The order included about 50 various kinds of X-mas trees including Noble Fir, Pacific Silver Fir, Grand Fir and Douglas Fir. We then also had to plant another 30 sequoia trees. Most of these evergreens were placed around the property where we want a windbreak to build up. Then there are the bags of purple cone-flower and rugosa roses that serve as good erosion control in areas where we need to stabilize some slopes. Then there are the 50 evergreen huckleberry bushes that we hope will provide us some additional berries to the collection of bushes we already have on the property. Oh, and plenty of ground cover plants via some Salal.

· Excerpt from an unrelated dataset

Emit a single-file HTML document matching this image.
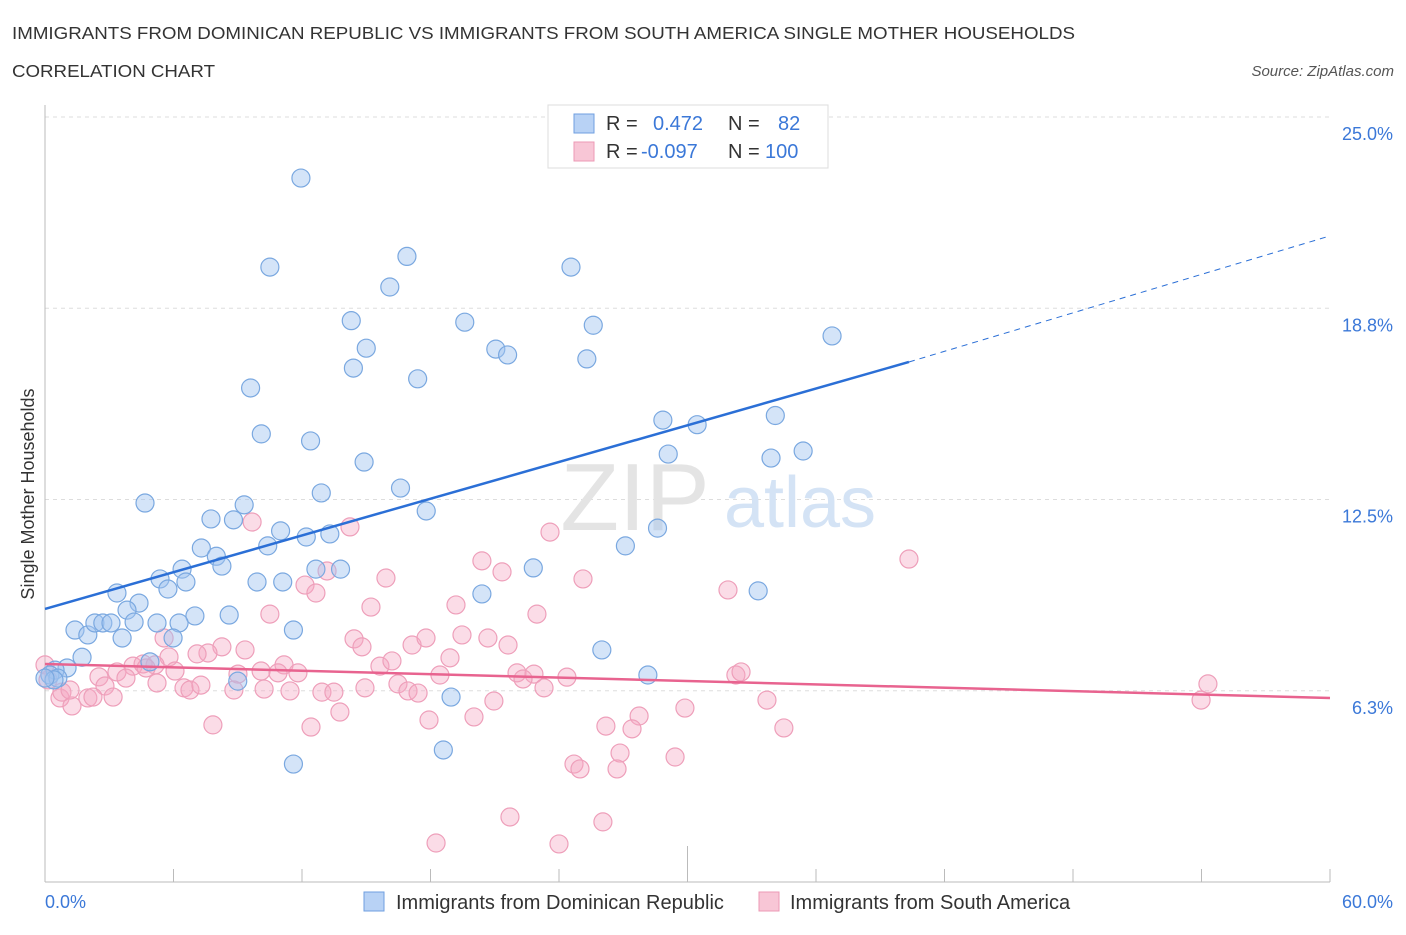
<!DOCTYPE html>
<html><head><meta charset="utf-8">
<style>
body{margin:0;background:#fff;font-family:"Liberation Sans",sans-serif;}
svg text{font-family:"Liberation Sans",sans-serif;}
</style></head>
<body>
<svg id="chart" width="1406" height="930" viewBox="0 0 1406 930">
<text x="12" y="39" font-size="17.5" fill="#333" textLength="1063" lengthAdjust="spacingAndGlyphs">IMMIGRANTS FROM DOMINICAN REPUBLIC VS IMMIGRANTS FROM SOUTH AMERICA SINGLE MOTHER HOUSEHOLDS</text>
<text x="12" y="77" font-size="17.5" fill="#333" textLength="203" lengthAdjust="spacingAndGlyphs">CORRELATION CHART</text>
<text x="1394" y="76" font-size="15" fill="#555" font-style="italic" text-anchor="end">Source: ZipAtlas.com</text>
<g id="grid"></g>
<text x="635" y="530" font-size="96" fill="#e4e4e4" font-family="Liberation Serif" text-anchor="middle">ZIP</text>
<text x="800" y="527" font-size="72" fill="#d4e3f5" text-anchor="middle">atlas</text>
<g id="pts"></g>
<g id="lines"></g>
<text transform="translate(34,494) rotate(-90)" font-size="18" fill="#333" text-anchor="middle">Single Mother Households</text>
<text x="45" y="908" font-size="18" fill="#3b78d8">0.0%</text>
<text x="1393" y="908" font-size="18" fill="#3b78d8" text-anchor="end">60.0%</text>
<g>
<rect x="548" y="105" width="280" height="63" fill="#fff" stroke="#ddd"/>
<rect x="574" y="114" width="20" height="19" fill="#b8d2f5" stroke="#6f9fe0"/>
<rect x="574" y="142" width="20" height="19" fill="#f8c6d6" stroke="#ec99b5"/>
<text x="606" y="130" font-size="20" fill="#333">R = <tspan x="653" fill="#3b78d8">0.472</tspan><tspan x="728" fill="#333">N =</tspan><tspan x="778" fill="#3b78d8">82</tspan></text>
<text x="606" y="158" font-size="20" fill="#333">R = <tspan x="641" fill="#3b78d8">-0.097</tspan><tspan x="728" fill="#333">N =</tspan><tspan x="765" fill="#3b78d8">100</tspan></text>
</g>
<g>
<rect x="364" y="892" width="20" height="19" fill="#b8d2f5" stroke="#6f9fe0"/>
<text x="396" y="909" font-size="20" fill="#333">Immigrants from Dominican Republic</text>
<rect x="759" y="892" width="20" height="19" fill="#f8c6d6" stroke="#ec99b5"/>
<text x="790" y="909" font-size="20" fill="#333">Immigrants from South America</text>
</g>
</svg>
<script>
const blueX=[11.95,10.5,16.9,24.56,16.1,14.3,19.6,25.6,15.0,21.05,21.6,25.3,14.4,17.4,9.6,36.75,28.85,30.45,34.1,10.1,12.4,14.9,29.1,33.9,35.4,12.9,16.6,4.67,9.3,17.8,7.75,8.8,11.0,12.2,13.3,28.6,10.4,7.3,8.0,27.1,8.26,6.4,5.37,6.58,5.74,3.36,9.9,11.1,12.65,13.8,22.8,4.39,3.83,7.0,8.6,20.4,33.3,1.4,2.0,2.33,2.7,3.08,4.16,5.23,6.26,3.6,5.98,11.6,26.0,1.73,4.9,1.03,0.47,0.23,0.6,9.0,28.15,18.96,18.6,11.6,0.42,0];
const blueY=[23.56,20.65,21.0,20.65,20.0,18.9,18.85,18.75,18.0,17.97,17.78,17.65,17.35,17.0,16.7,18.4,15.65,15.5,15.8,15.2,14.97,14.28,14.54,14.41,14.64,13.27,13.43,12.94,12.88,12.68,12.42,12.39,12.03,11.83,11.93,12.12,11.54,11.47,11.2,11.54,10.88,10.78,10.46,10.36,10.13,10.0,10.36,10.36,10.78,10.78,10.82,9.67,9.44,9.25,9.28,9.97,10.07,8.79,8.63,9.02,9.02,9.02,9.05,9.02,9.02,8.53,8.53,8.79,8.14,7.9,7.75,7.55,7.48,7.32,7.22,7.12,7.32,6.6,4.87,4.41,7.16,7.22];
const pinkX=[9.67,14.24,23.58,20.4,40.34,15.92,25.12,21.34,12.14,13.17,12.65,31.89,10.5,15.22,19.19,22.97,5.56,8.26,9.34,14.43,14.8,17.14,17.79,19.47,20.68,21.62,7.61,5.79,18.91,4.11,4.58,5.14,3.36,2.52,3.78,4.72,6.07,7.1,11.16,9.01,10.09,10.88,11.81,15.64,16.2,18.44,22.04,22.83,22.32,24.37,32.26,32.5,2.8,5.23,6.49,6.77,7.28,8.82,10.23,11.44,12.93,13.49,14.94,16.48,16.95,17.42,23.3,54.3,53.98,33.71,29.88,20.96,27.74,13.77,20.03,17.93,7.84,12.42,26.19,27.41,34.5,26.85,29.42,24.7,24.98,26.71,21.71,26.05,18.26,24.0,0.7,1.26,2.0,0.79,2.24,3.18,0,0.14,1.17];
const pinkY=[12.32,12.16,11.99,11.05,11.11,10.49,10.46,10.69,10.26,10.72,10.0,10.1,9.31,9.54,9.61,9.31,8.53,8.24,8.14,8.5,8.24,8.3,8.53,8.63,8.53,8.3,8.04,7.91,7.88,7.61,7.68,7.65,7.42,7.26,7.22,7.55,7.45,8.01,7.65,7.35,7.45,7.39,7.39,7.61,7.78,7.32,7.39,7.35,7.19,7.25,7.32,7.42,6.96,7.06,6.9,6.83,6.99,6.83,6.86,6.8,6.76,6.76,6.9,7.03,6.8,6.73,6.9,7.03,6.5,6.5,6.24,6.47,5.98,6.11,5.95,5.85,5.69,5.62,5.65,5.56,5.59,4.77,4.64,4.41,4.25,4.25,2.68,2.52,1.83,1.8,6.57,6.31,6.57,6.76,6.6,6.6,7.65,7.16,6.83];
const yTicks=[25,18.75,12.5,6.25];
const yTickLabels=["25.0%","18.8%","12.5%","6.3%"];
const xTicks=[0,6,12,18,24,30,36,42,48,54,60];
const blueTrend=[9.48,17.55,21.67];
const blueTrendX=[0,40.34,60];
const pinkTrend=[7.68,6.57];
const NS='http://www.w3.org/2000/svg';
function xs(v){return 45+v*1285/60;}
function ys(v){return 134+(25-v)*30.6;}
function mk(tag,attrs,parent){const e=document.createElementNS(NS,tag);for(const k in attrs)e.setAttribute(k,attrs[k]);parent.appendChild(e);return e;}
const grid=document.getElementById('grid');
yTicks.forEach((t,i)=>{
  const l=mk('line',{x1:45,x2:1330,y1:ys(t)-17,y2:ys(t)-17,stroke:'#ddd','stroke-dasharray':'4,4'},grid);
  
  
  const tx=mk('text',{x:1393,y:ys(t)+6,'font-size':18,fill:'#3b78d8','text-anchor':'end'},grid);
  tx.textContent=yTickLabels[i];
  
  
});
const ax=mk('line',{x1:45,x2:1330,y1:882,y2:882,stroke:'#bbb'},grid);


const ay=mk('line',{x1:45,x2:45,y1:105,y2:882,stroke:'#bbb'},grid);


xTicks.forEach(t=>{
  const tk=mk('line',{x1:xs(t),x2:xs(t),y1:t===30?846:869,y2:882,stroke:'#bbb'},grid);
  
  
});
const pts=document.getElementById('pts');
pinkX.forEach((x,i)=>{
  const c=mk('circle',{cx:xs(x),cy:ys(pinkY[i]),r:9,fill:'rgba(244,168,194,0.4)',stroke:'#ee9fba','stroke-width':1.2},pts);
  
  
});
blueX.forEach((x,i)=>{
  const c=mk('circle',{cx:xs(x),cy:ys(blueY[i]),r:9,fill:'rgba(160,196,240,0.45)',stroke:'#7aa8e0','stroke-width':1.2},pts);
  
  
});
const lines=document.getElementById('lines');
const b1=mk('line',{x1:xs(blueTrendX[0]),y1:ys(blueTrend[0]),x2:xs(blueTrendX[1]),y2:ys(blueTrend[1]),stroke:'#2b6fd6','stroke-width':2.5},lines);


const b2=mk('line',{x1:xs(blueTrendX[1]),y1:ys(blueTrend[1]),x2:xs(blueTrendX[2]),y2:ys(blueTrend[2]),stroke:'#2b6fd6','stroke-width':1,'stroke-dasharray':'6,5'},lines);


const p1=mk('line',{x1:xs(0),y1:ys(pinkTrend[0]),x2:xs(60),y2:ys(pinkTrend[1]),stroke:'#e8638f','stroke-width':2.5},lines);


</script>
</body></html>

In the garden we’ve already situated the cold frames I painted and are starting to bring out the early germination plants that we started inside. Beans, Romaine lettuce, Broccoli Raab (an Italian Green), celery, cauliflower, onions…let’s hope we can survive any random late season frosts with the straw mulch and cold frames. Meanwhile, inside I’m still germinating more seeds.
The llamas and alpacas have seen quite a bit of action this past week as I took the tractor and cleaned out all the winter muck and brought it to the compost bin. I’m starting to throw down grass seed and renovate areas that are coming in thin or got overgrazed this past season. Of course this is just practice for doing the seeding and planting in the lower 4 acres that are going to be planted this Spring. We’ve got to also fence it in and all of those fencing materials are here and staged down in the lower back acreage. Again, the Conservation plays a key role here as they have approved funding for 50% of our project since we will be fencing the animals away from the stream that runs through the property.

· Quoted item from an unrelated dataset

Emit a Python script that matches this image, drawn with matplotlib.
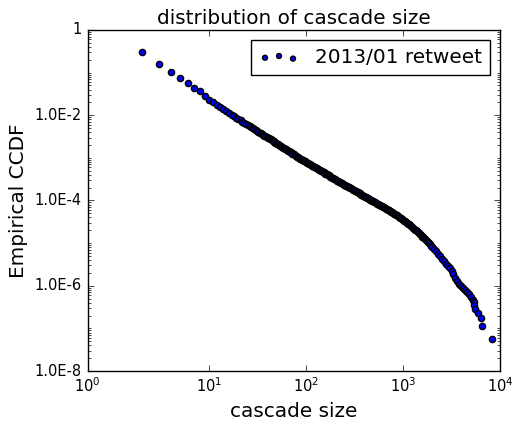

The new chipper/shredder has already seen some battle action as I sought to turn all the brush and limbs I collected and cleared. The wood chips we create will be used for trails and in the garden. It’s the best mulch around the fruit trees too.
It is funny how all this outdoor work is done in close cahoots with the weather. It changes on a whim and you have to remain flexible and adapt your plans accordingly. So we take what the wind blows our way and when that suns comes on and shines we ditch whatever is keeping us indoors and run outside to enjoy it! (even if it means grabbing a shovel and throwing another plant in the ground.)